Thursday, 8 November 2012

The Linkedin Share Is A Speculative Bet On The Future


Linkedin (NYSE:LNKD) has demonstrated strong growth in revenues and income before tax during the last three years, but the current market price of the stock of $102.85 is grossly overvalued based on the earnings track record and profitability of the company. The stock at this stage is nothing more than a huge speculative bet on the future and the Linkedin stock is therefore not a suitable investment for the prudent investor.

The Linkedin stock price at the time of writing is $102.85, with a 52 week range of $55.98 to $125.50. YTD the stock has been rallying and is up 63.0% and over the last year it is up 28.1%. Since going public in May 2011 the stock price has increased 10.4%. With about 107.45 million shares outstanding, the current market cap of the corporation is about $11.04 billion.

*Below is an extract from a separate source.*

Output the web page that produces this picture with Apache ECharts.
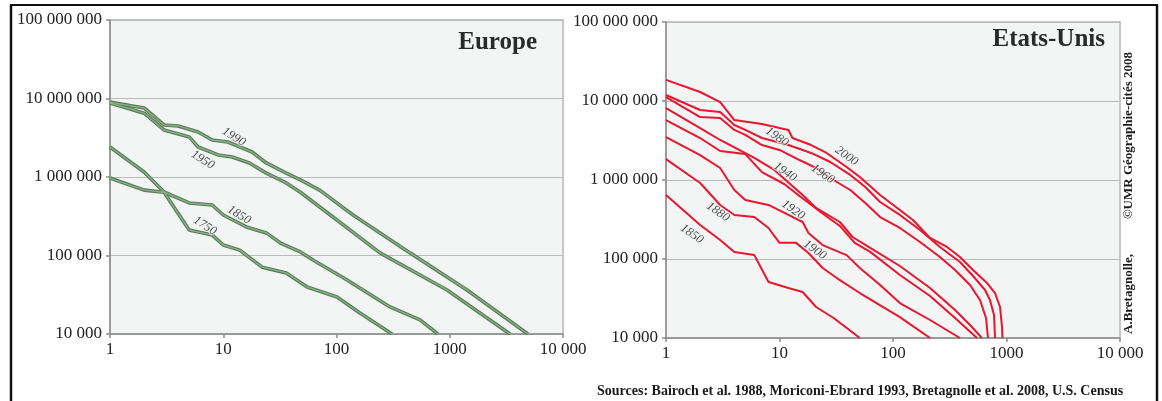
<!DOCTYPE html>
<html>
<head>
<meta charset="utf-8">
<script src="https://cdn.jsdelivr.net/npm/echarts@6/dist/echarts.min.js"></script>
<style>
html,body{margin:0;padding:0;background:#fff;}
#c{width:1162px;height:401px;}
</style>
</head>
<body>
<div id="c"></div>
<script>
// ---- Data (rank, population) ----
const xTickLabels = ['1', '10', '100', '1000', '10 000'];            // 10^0 .. 10^4
const yTickLabels = ['10 000', '100 000', '1 000 000', '10 000 000', '100 000 000']; // 10^4 .. 10^8

const euroYears = ['1990', '1950', '1850', '1750'];
const euro1990 = [[1,9.0e6],[2,7.57e6],[3,4.6e6],[4,4.47e6],[6,3.74e6],[8,2.96e6],[11,2.79e6],[18,2.08e6],[24,1.51e6],[36,1.12e6],[48,9.2e5],[71,6.8e5],[140,3.28e5],[446,1.08e5],[1420,3.64e4],[4900,1.0e4]];
const euro1950 = [[1,8.77e6],[2,6.5e6],[3,3.97e6],[5,3.24e6],[6,2.41e6],[9,1.91e6],[12,1.80e6],[17,1.51e6],[24,1.12e6],[36,8.4e5],[48,6.4e5],[93,3.09e5],[242,1.08e5],[946,3.64e4],[3400,1.0e4]];
const euro1850 = [[1,2.41e6],[2,1.16e6],[3,6.44e5],[5,4.67e5],[8,4.4e5],[10,3.28e5],[16,2.31e5],[24,1.94e5],[32,1.44e5],[48,1.11e5],[62,8.77e4],[124,4.87e4],[297,2.21e4],[546,1.51e4],[787,1.0e4]];
const euro1750 = [[1,9.7e5],[2,6.8e5],[3,6.4e5],[5,2.11e5],[8,1.82e5],[10,1.36e5],[14,1.17e5],[22,7.1e4],[36,6.0e4],[55,3.97e4],[101,2.96e4],[161,1.85e4],[309,1.0e4]];

const usYears = ['2000', '1980', '1960', '1940', '1920', '1900', '1880', '1850'];
const us2000 = [[1,1.85e7],[2,1.30e7],[3,9.7e6],[4,5.74e6],[7,5.12e6],[10,4.55e6],[12,4.3e6],[13,3.4e6],[19,2.77e6],[26,2.2e6],[39,1.46e6],[51,1.09e6],[77,6.46e5],[115,4.17e5],[150,3.12e5],[212,1.85e5],[299,1.42e5],[389,1.06e5],[507,7.26e4],[673,4.97e4],[792,3.71e4],[877,2.47e4],[913,1.38e4],[920,1.0e4]];
const us1980 = [[1,1.19e7],[2,7.69e6],[3,7.26e6],[4,4.97e6],[5,4.3e6],[7,3.4e6],[12,2.77e6],[19,2.2e6],[28,1.69e6],[42,1.16e6],[57,8.15e5],[77,5.27e5],[115,3.61e5],[173,2.33e5],[259,1.42e5],[389,9.16e4],[507,6.09e4],[647,4.05e4],[715,3.03e4],[776,1.95e4],[792,1.0e4]];
const us1960 = [[1,1.12e7],[2,6.27e6],[3,6.09e6],[4,4.3e6],[5,3.72e6],[7,2.77e6],[10,2.4e6],[15,1.79e6],[21,1.42e6],[28,1.06e6],[42,7.47e5],[57,5.12e5],[77,3.4e5],[115,2.47e5],[173,1.64e5],[259,1.06e5],[352,7.26e4],[477,4.69e4],[584,3.03e4],[660,1.79e4],[687,1.0e4]];
const us1940 = [[1,8.15e6],[2,4.55e6],[3,3.21e6],[6,1.9e6],[9,1.34e6],[13,8.39e5],[16,6.46e5],[21,4.43e5],[34,2.94e5],[44,1.9e5],[63,1.38e5],[115,8.15e4],[212,4.3e4],[352,2.26e4],[477,1.46e4],[608,1.0e4]];
const us1920 = [[1,5.74e6],[2,3.4e6],[3,2.33e6],[5,2.13e6],[7,1.26e6],[11,8.9e5],[15,6.27e5],[23,3.94e5],[34,2.62e5],[46,1.6e5],[63,1.23e5],[115,6.27e4],[212,3.4e4],[352,1.79e4],[550,1.0e4]];
const us1900 = [[1,3.5e6],[2,2.07e6],[3,1.42e6],[4,7.47e5],[5,5.58e5],[8,4.83e5],[12,3.61e5],[16,2.94e5],[18,2.13e5],[24,1.5e5],[39,1.12e5],[51,7.69e4],[77,4.69e4],[115,2.77e4],[212,1.69e4],[389,1.0e4]];
const us1880 = [[1,1.84e6],[2,9.16e5],[3,4.83e5],[4,3.61e5],[6,3.4e5],[8,2.47e5],[10,1.6e5],[14,1.6e5],[18,1.19e5],[24,7.69e4],[32,5.74e4],[51,3.71e4],[115,1.84e4],[212,1.0e4]];
const us1850 = [[1,6.46e5],[2,2.69e5],[3,1.74e5],[4,1.23e5],[6,1.12e5],[8,5.12e4],[12,4.3e4],[16,3.82e4],[21,2.47e4],[30,1.79e4],[51,1.0e4]];

// label anchor points (rank, population) for year labels
const euroLabelAt = [[12.4,3.24e6],[6.6,1.65e6],[13.8,3.28e5],[6.9,2.38e5]];
const usLabelAt = [[39,2.01e6],[9.5,3.5e6],[24,1.19e6],[11.2,1.26e6],[13.2,4.17e5],[20.5,1.3e5],[2.87,3.94e5],[1.69,2.07e5]];

// ---- Chart ----
const euroSeriesData = [euro1990, euro1950, euro1850, euro1750];
const usSeriesData = [us2000, us1980, us1960, us1940, us1920, us1900, us1880, us1850];

const SERIF = 'Liberation Serif, Times New Roman, serif';
const chart = echarts.init(document.getElementById('c'), null, {renderer: 'canvas'});

function xAxis(g) {
  return {
    type: 'log', logBase: 10, min: 1, max: 10000, gridIndex: g,
    axisLine: {show: true, lineStyle: {color: '#8c8c8c', width: 1.5}},
    axisTick: {show: true, length: 4, lineStyle: {color: '#8c8c8c', width: 1.5}},
    axisLabel: {
      fontFamily: SERIF, fontSize: 17, color: '#222', margin: 7,
      formatter: v => xTickLabels[Math.round(Math.log10(v))]
    },
    splitLine: {show: false}, minorTick: {show: false}
  };
}
function yAxis(g) {
  return {
    type: 'log', logBase: 10, min: 1e4, max: 1e8, gridIndex: g,
    axisLine: {show: true, lineStyle: {color: '#8c8c8c', width: 1.5}},
    axisTick: {show: true, length: 4, lineStyle: {color: '#8c8c8c', width: 1.5}},
    axisLabel: {
      fontFamily: SERIF, fontSize: 17, color: '#222', margin: 8,
      formatter: v => yTickLabels[Math.round(Math.log10(v)) - 4]
    },
    splitLine: {show: true, lineStyle: {color: '#b9bbbb', width: 1.2}},
    minorTick: {show: false}
  };
}

const series = [];
euroSeriesData.forEach((d, i) => {
  series.push({
    name: euroYears[i] + '-edge', type: 'line', xAxisIndex: 0, yAxisIndex: 0, data: d,
    showSymbol: false, silent: true, lineStyle: {color: '#5b7a5b', width: 3.6}, z: 2
  });
  series.push({
    name: euroYears[i], type: 'line', xAxisIndex: 0, yAxisIndex: 0, data: d,
    showSymbol: false, silent: true, lineStyle: {color: '#84b284', width: 1.4}, z: 3
  });
});
usSeriesData.forEach((d, i) => {
  series.push({
    name: usYears[i], type: 'line', xAxisIndex: 1, yAxisIndex: 1, data: d,
    showSymbol: false, silent: true, lineStyle: {color: '#e8162e', width: 2}, z: 3
  });
});
const labelStyle = {
  show: true, position: 'inside', formatter: p => p.name,
  fontFamily: SERIF, fontStyle: 'italic', fontSize: 12.5, color: '#222',
  textBorderColor: '#f3f4f4', textBorderWidth: 2
};
series.push({
  type: 'scatter', xAxisIndex: 0, yAxisIndex: 0, symbolSize: 1, silent: true,
  itemStyle: {color: 'rgba(0,0,0,0)'}, z: 5,
  label: Object.assign({}, labelStyle, {rotate: -32}),
  data: euroLabelAt.map((p, i) => ({name: euroYears[i], value: p}))
});
series.push({
  type: 'scatter', xAxisIndex: 1, yAxisIndex: 1, symbolSize: 1, silent: true,
  itemStyle: {color: 'rgba(0,0,0,0)'}, z: 5,
  label: Object.assign({}, labelStyle, {rotate: -35}),
  data: usLabelAt.map((p, i) => ({name: usYears[i], value: p}))
});

chart.setOption({
  animation: false,
  backgroundColor: '#ffffff',
  grid: [
    {left: 110, top: 20, width: 453, height: 314, show: true, backgroundColor: '#f3f4f4', borderColor: '#c6c8c8', borderWidth: 2},
    {left: 666, top: 22, width: 454, height: 316, show: true, backgroundColor: '#f3f4f4', borderColor: '#c6c8c8', borderWidth: 2}
  ],
  xAxis: [xAxis(0), xAxis(1)],
  yAxis: [yAxis(0), yAxis(1)],
  series: series,
  graphic: [
    {type: 'line', shape: {x1: 11, y1: 5, x2: 11, y2: 401}, style: {stroke: '#111', lineWidth: 2.5}},
    {type: 'line', shape: {x1: 10, y1: 5, x2: 1158, y2: 5}, style: {stroke: '#111', lineWidth: 2}},
    {type: 'line', shape: {x1: 1157, y1: 5, x2: 1157, y2: 401}, style: {stroke: '#111', lineWidth: 2.5}},
    {type: 'text', x: 537, y: 43, style: {text: 'Europe', font: 'bold 25px ' + SERIF, fill: '#2a2a2a', align: 'right', verticalAlign: 'middle'}, z: 10},
    {type: 'text', x: 1105, y: 40, style: {text: 'Etats-Unis', font: 'bold 25px ' + SERIF, fill: '#2a2a2a', align: 'right', verticalAlign: 'middle'}, z: 10},
    {type: 'text', x: 597, y: 391, style: {text: 'Sources: Bairoch et al. 1988, Moriconi-Ebrard 1993, Bretagnolle et al. 2008, U.S. Census', font: 'bold 14px ' + SERIF, fill: '#1a1a1a', align: 'left', verticalAlign: 'middle'}, z: 10},
    {type: 'text', x: 1129, y: 334, rotation: Math.PI / 2, style: {text: 'A.Bretagnolle,', font: 'bold 13px ' + SERIF, fill: '#1a1a1a', align: 'left', verticalAlign: 'middle'}, z: 10},
    {type: 'text', x: 1129, y: 52, rotation: Math.PI / 2, style: {text: '\u00A9UMR G\u00E9ographie-cit\u00E9s 2008', font: 'bold 13px ' + SERIF, fill: '#1a1a1a', align: 'right', verticalAlign: 'middle'}, z: 10}
  ]
});
</script>
</body>
</html>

The stock currently trade at a trailing P/E of 668 according to Google Finance and at a P/B of 14.1 according to Q3 2012 financial statements. According to MarketWatch, the median forward P/E for 2013 based on analysts' forecasts is 82.14.

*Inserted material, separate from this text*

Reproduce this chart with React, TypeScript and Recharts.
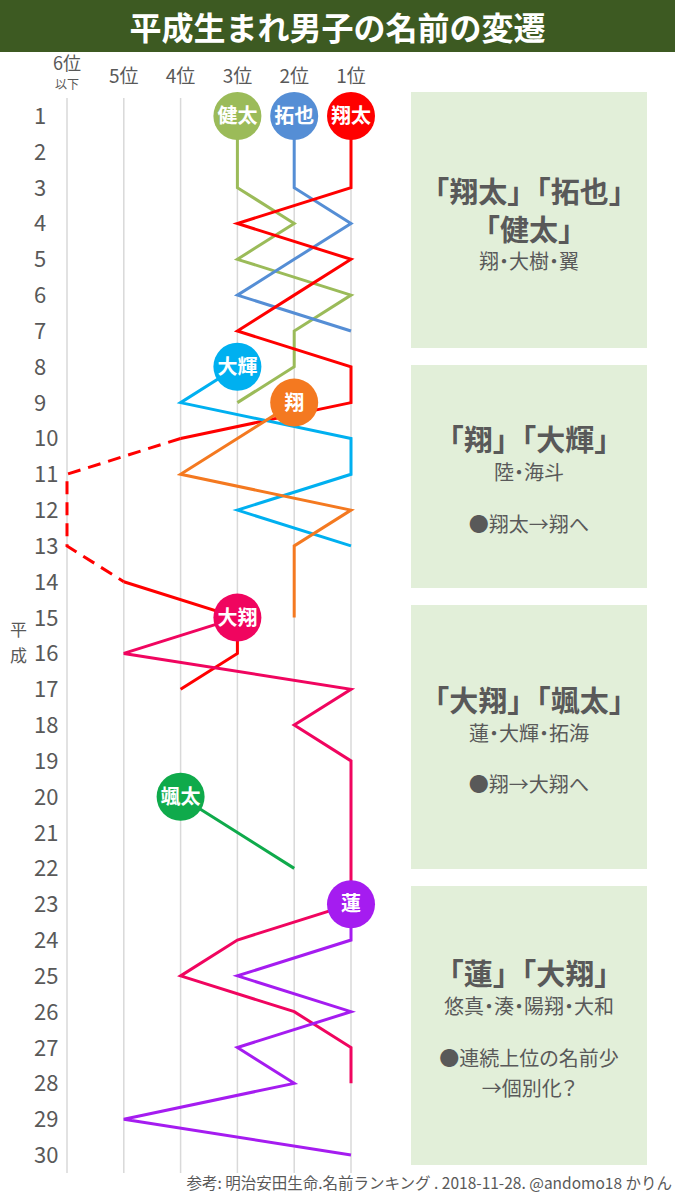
import React from 'react';
import { LineChart, Line, XAxis, YAxis, CartesianGrid, ReferenceDot } from 'recharts';

// ---- data (平成 year → ranking; 6 = 6位以下) ----
const years = [1, 2, 3, 4, 5, 6, 7, 8, 9, 10, 11, 12, 13, 14, 15, 16, 17, 18, 19, 20, 21, 22, 23, 24, 25, 26, 27, 28, 29, 30];
const rankTicks = [1, 2, 3, 4, 5, 6];
const rankLabels = ['1位', '2位', '3位', '4位', '5位', '6位'];

const kentaStart = 1;
const kentaRanks = [3, 3, 3, 2, 3, 1, 2, 2, 3];
const takuyaStart = 1;
const takuyaRanks = [2, 2, 2, 1, 2, 3, 1];
const shotaStart = 1;
const shotaRanks = [1, 1, 1, 3, 1, 2, 3, 1, 1, 4];
const shotaOutStart = 10;
const shotaOutRanks = [4, 6, 6, 6, 5];
const shotaLateStart = 14;
const shotaLateRanks = [5, 3, 3, 4];
const daikiStart = 8;
const daikiRanks = [3, 4, 1, 1, 3, 1];
const shoStart = 9;
const shoRanks = [2, 3, 4, 1, 2, 2, 2];
const hirotoStart = 15;
const hirotoRanks = [3, 5, 1, 2, 1, 1, 1, 1, 1, 3, 4, 2, 1, 1];
const sotaStart = 20;
const sotaRanks = [4, 3, 2];
const renStart = 23;
const renRanks = [1, 1, 3, 1, 3, 2, 5, 1];

const series = [
  { key: 'kenta', name: '健太', start: kentaStart, ranks: kentaRanks, color: '#9bbb59', dashed: false, bubble: true },
  { key: 'takuya', name: '拓也', start: takuyaStart, ranks: takuyaRanks, color: '#558ed5', dashed: false, bubble: true },
  { key: 'shota', name: '翔太', start: shotaStart, ranks: shotaRanks, color: '#ff0000', dashed: false, bubble: true },
  { key: 'shotaOut', name: '翔太', start: shotaOutStart, ranks: shotaOutRanks, color: '#ff0000', dashed: true, bubble: false },
  { key: 'shotaLate', name: '翔太', start: shotaLateStart, ranks: shotaLateRanks, color: '#ff0000', dashed: false, bubble: false },
  { key: 'daiki', name: '大輝', start: daikiStart, ranks: daikiRanks, color: '#00b0f0', dashed: false, bubble: true },
  { key: 'sho', name: '翔', start: shoStart, ranks: shoRanks, color: '#f47920', dashed: false, bubble: true },
  { key: 'hiroto', name: '大翔', start: hirotoStart, ranks: hirotoRanks, color: '#f0055f', dashed: false, bubble: true },
  { key: 'sota', name: '颯太', start: sotaStart, ranks: sotaRanks, color: '#0faa4b', dashed: false, bubble: true },
  { key: 'ren', name: '蓮', start: renStart, ranks: renRanks, color: '#a51cf0', dashed: false, bubble: true },
];

const rows = years.map((y) => {
  const row: any = { year: y };
  series.forEach((s) => {
    const i = y - s.start;
    row[s.key] = i >= 0 && i < s.ranks.length ? s.ranks[i] : null;
  });
  return row;
});

const TEXT = '#595959';
const FONT = '"Noto Sans CJK JP", "Noto Sans", sans-serif';

const RankTick = (props: any) => {
  const { x, y, payload } = props;
  const v = payload.value;
  const label = rankLabels[rankTicks.indexOf(v)];
  if (v === 6) {
    return (
      <g>
        <text x={x} y={y - 20} textAnchor="middle" fontSize={18} fill={TEXT} fontFamily={FONT}>{label}</text>
        <text x={x} y={y - 1} textAnchor="middle" fontSize={12} fill={TEXT} fontFamily={FONT}>以下</text>
      </g>
    );
  }
  return (
    <text x={x} y={y - 7} textAnchor="middle" fontSize={19} fill={TEXT} fontFamily={FONT}>{label}</text>
  );
};

const YearTick = (props: any) => {
  const { y, payload } = props;
  return (
    <text x={34} y={y} dy={8} textAnchor="start" fontSize={22} fill={TEXT} fontFamily={FONT}>{payload.value}</text>
  );
};

const makeBubble = (label: string, color: string) => (p: any) => {
  const { cx, cy } = p;
  if (cx == null || cy == null) return <g />;
  return (
    <g>
      <circle cx={cx} cy={cy} r={24} fill={color} />
      <text x={cx} y={cy} dy={7} textAnchor="middle" fontSize={20} fontWeight="bold" fill="#ffffff" fontFamily={FONT}>{label}</text>
    </g>
  );
};

type PLine = { text: string; size: number; bold?: boolean; cy: number };

const Panel = ({ top, height, lines }: { top: number; height: number; lines: PLine[] }) => (
  <>
    <div style={{ position: 'absolute', left: 411, top, width: 236, height, background: '#e2efd9' }} />
    {lines.map((l, i) => (
      <div
        key={i}
        style={{
          position: 'absolute',
          left: 401,
          width: 256,
          top: l.cy - l.size * 0.7,
          height: l.size * 1.4,
          lineHeight: `${l.size * 1.4}px`,
          textAlign: 'center',
          fontSize: l.size,
          fontWeight: l.bold ? 'bold' : 'normal',
          color: TEXT,
          fontFamily: FONT,
          whiteSpace: 'nowrap',
          fontFeatureSettings: l.bold ? 'normal' : '"palt"',
        }}
      >
        {l.text}
      </div>
    ))}
  </>
);

export default function App() {
  return (
    <div style={{ position: 'absolute', left: 0, top: 0, width: 675, height: 1200, background: '#ffffff', overflow: 'hidden', fontFamily: FONT }}>
      <div style={{ position: 'absolute', left: 0, top: 0, width: 675, height: 52, background: '#3d5a22', color: '#fff', fontSize: 32, fontWeight: 'bold', textAlign: 'center', lineHeight: '52px', fontFamily: FONT }}>
        平成生まれ男子の名前の変遷
      </div>

      <div style={{ position: 'absolute', left: 0, top: 0 }}>
        <LineChart width={400} height={1190} data={rows} layout="vertical" margin={{ top: 58, right: 49, bottom: 17, left: 0 }}>
          <CartesianGrid horizontal={false} stroke="#d9d9d9" strokeWidth={1.5} />
          <XAxis type="number" orientation="top" domain={[1, 6]} ticks={rankTicks} reversed axisLine={false} tickLine={false} height={40} tick={<RankTick />} interval={0} />
          <YAxis type="category" dataKey="year" width={67} axisLine={false} tickLine={false} interval={0} tick={<YearTick />} padding={{ top: 18, bottom: 18 }} />
          {series.map((s) => (
            <Line
              key={s.key}
              type="linear"
              dataKey={s.key}
              stroke={s.color}
              strokeWidth={3}
              strokeDasharray={s.dashed ? '13 8' : undefined}
              dot={false}
              activeDot={false}
              connectNulls={false}
              isAnimationActive={false}
            />
          ))}
          {series.filter((s) => s.bubble).map((s) => (
            <ReferenceDot
              key={'b-' + s.key}
              x={s.ranks[0] as number}
              y={s.start}
              r={24}
              ifOverflow="visible"
              shape={makeBubble(s.name, s.color)}
            />
          ))}
        </LineChart>
      </div>

      <div style={{ position: 'absolute', left: 9, top: 616, width: 19, fontSize: 17, lineHeight: '26px', color: TEXT, textAlign: 'center', fontFamily: FONT }}>
        <div>平</div>
        <div>成</div>
      </div>

      <Panel top={92} height={256} lines={[
        { text: '「翔太」「拓也」', size: 29, bold: true, cy: 190 },
        { text: '「健太」', size: 29, bold: true, cy: 228 },
        { text: '翔・大樹・翼', size: 20, cy: 261 },
      ]} />
      <Panel top={365} height={223} lines={[
        { text: '「翔」「大輝」', size: 29, bold: true, cy: 438 },
        { text: '陸・海斗', size: 20, cy: 472 },
        { text: '●翔太→翔へ', size: 20, cy: 524 },
      ]} />
      <Panel top={605} height={264} lines={[
        { text: '「大翔」「颯太」', size: 29, bold: true, cy: 699 },
        { text: '蓮・大輝・拓海', size: 20, cy: 733 },
        { text: '●翔→大翔へ', size: 20, cy: 784 },
      ]} />
      <Panel top={886} height={279} lines={[
        { text: '「蓮」「大翔」', size: 29, bold: true, cy: 972 },
        { text: '悠真・湊・陽翔・大和', size: 20, cy: 1006 },
        { text: '●連続上位の名前少', size: 20, cy: 1058 },
        { text: '→個別化？', size: 20, cy: 1088 },
      ]} />

      <div style={{ position: 'absolute', right: 3, top: 1171, fontSize: 15.5, lineHeight: '22px', color: TEXT, whiteSpace: 'nowrap', fontFamily: FONT }}>
        参考: 明治安田生命.名前ランキング . 2018-11-28. @andomo18 かりん
      </div>
    </div>
  );
}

Since 2009, earnings have increased from a net loss of $3.973 million to an estimated $13.469 million in 2012.* Net revenues grew from $120.127 million to an estimated $891.588* during the same period. The net income margin however remains thin and is lower this year compared to last year (1.5% in 2012 vs. 2.3% in 2011) and lower than the 6.3% delivered in 2010. Return on equity (ROE) has averaged about 1.7% over the last two years while free cash flow (to firm) averaged $37.412 million.** As of Q3 2012 the balance sheet appears sound with a current asset to current liabilities (CA/CL) ratio of 2.6 and an equity to total asset ratio of 67.5%. Assuming a CA/CL ratio of 2.0 is sufficient, the company currently has excess cash (including short-term investments) of about $207.551 million. A risk on the balance sheet is the $405.793 million in short-term investment which consists of money market funds, certificates of deposit, commercial paper and guaranteed obligations of the U.S. government (according to 2011 annual report) given the current artificially low level of interest rates in the U.S.

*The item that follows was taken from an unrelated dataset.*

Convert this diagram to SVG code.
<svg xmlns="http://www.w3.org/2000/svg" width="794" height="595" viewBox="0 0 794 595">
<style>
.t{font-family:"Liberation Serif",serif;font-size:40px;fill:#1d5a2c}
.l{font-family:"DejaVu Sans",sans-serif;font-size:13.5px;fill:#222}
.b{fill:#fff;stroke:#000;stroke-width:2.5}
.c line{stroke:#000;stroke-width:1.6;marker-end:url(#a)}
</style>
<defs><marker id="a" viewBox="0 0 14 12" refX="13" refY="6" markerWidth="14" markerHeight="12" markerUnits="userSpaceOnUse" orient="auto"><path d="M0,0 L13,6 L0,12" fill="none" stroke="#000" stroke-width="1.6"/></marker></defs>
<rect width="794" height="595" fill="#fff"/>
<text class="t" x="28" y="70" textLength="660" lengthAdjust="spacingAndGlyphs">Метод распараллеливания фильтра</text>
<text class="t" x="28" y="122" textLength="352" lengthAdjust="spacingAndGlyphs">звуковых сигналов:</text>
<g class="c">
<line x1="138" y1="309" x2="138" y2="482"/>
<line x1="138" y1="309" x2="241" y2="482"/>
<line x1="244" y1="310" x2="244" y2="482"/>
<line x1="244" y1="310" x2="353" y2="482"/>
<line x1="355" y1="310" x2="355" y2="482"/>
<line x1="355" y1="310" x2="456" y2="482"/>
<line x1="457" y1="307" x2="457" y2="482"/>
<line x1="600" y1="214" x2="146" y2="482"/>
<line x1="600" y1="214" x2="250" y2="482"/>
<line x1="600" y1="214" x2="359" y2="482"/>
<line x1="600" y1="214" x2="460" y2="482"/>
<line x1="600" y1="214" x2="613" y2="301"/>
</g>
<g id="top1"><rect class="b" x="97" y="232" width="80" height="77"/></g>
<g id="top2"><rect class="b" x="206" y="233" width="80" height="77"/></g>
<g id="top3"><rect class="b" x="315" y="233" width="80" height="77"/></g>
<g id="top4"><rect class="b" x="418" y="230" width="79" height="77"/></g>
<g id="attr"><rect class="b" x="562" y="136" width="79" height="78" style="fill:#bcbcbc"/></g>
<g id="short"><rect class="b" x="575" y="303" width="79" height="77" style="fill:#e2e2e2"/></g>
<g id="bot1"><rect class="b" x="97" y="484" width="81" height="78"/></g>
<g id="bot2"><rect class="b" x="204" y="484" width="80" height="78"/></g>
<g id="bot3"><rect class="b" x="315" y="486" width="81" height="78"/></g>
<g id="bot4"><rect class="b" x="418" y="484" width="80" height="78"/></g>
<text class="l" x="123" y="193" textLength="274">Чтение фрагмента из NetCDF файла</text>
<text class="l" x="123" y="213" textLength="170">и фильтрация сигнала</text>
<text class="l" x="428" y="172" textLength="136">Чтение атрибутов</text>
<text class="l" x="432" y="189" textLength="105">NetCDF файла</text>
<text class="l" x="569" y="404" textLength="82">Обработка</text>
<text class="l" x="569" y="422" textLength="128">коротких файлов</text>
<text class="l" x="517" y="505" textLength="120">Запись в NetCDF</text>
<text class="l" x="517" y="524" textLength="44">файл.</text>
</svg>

While the company has demonstrated good growth in revenues and income before tax (after tax income in 2012 is likely to be lower than 2010), the company's track record nowhere near justifies the current market price. For illustrative purposes, assuming a P/E ratio of 17.3 in the mature stage for Linkedin (the current average of Google and Apple), real (inflation adjusted) earnings would have to grow from the current estimated $13.469 million for 2012 to $674.896 million to justify the current share price of $102.85. Assuming a net income margin of 24.5% (the average for Google and Apple), this means net revenues would need to grow from the current $891.855 million to $2.755 billion to generate those required earnings. And do remember that both Google and Apple are very profitable companies. If Linkedin over time was to deliver half the net income margin of Google and Apple (which would still be an achievement), revenues would have to double from the $2.755 billion above to $5.509 billion to generate the required earnings.

According to 4-traders.com, analysts expect earnings to be around $250 million in 2015 and roughly $400 million in 2016. This means that in four years' time earnings are forecasted to be only around 59% of the earnings needed to justify the current market price of the stock. The required earnings stream is therefore a long way out and little doubt there will also be more shares outstanding in the future as well. Earnings would hence need to be even higher than indicated above. Also, there is significant risk going forward that real interest rates will increase which would negatively affect the justified P/E multiple.

In short, almost 100% of the current share price is dependent, in the simplest sense, on future earnings being more than 50 times higher than current earnings. When paying mostly for future earnings that are substantially higher than that demonstrated by the earnings track record you should not be surprised if you lose most of your investment. Therefore, if you are an investor (as opposed to speculator), do not buy the Linkedin stock. Consider shorting it instead.

* Linear extrapolation of YTD Q3 2012 earnings and net revenues.

** Purchases of short-term investments have been added back as these are deemed excess cash.

Disclaimer: I have no positions in any stocks mentioned, and no plans to initiate any positions.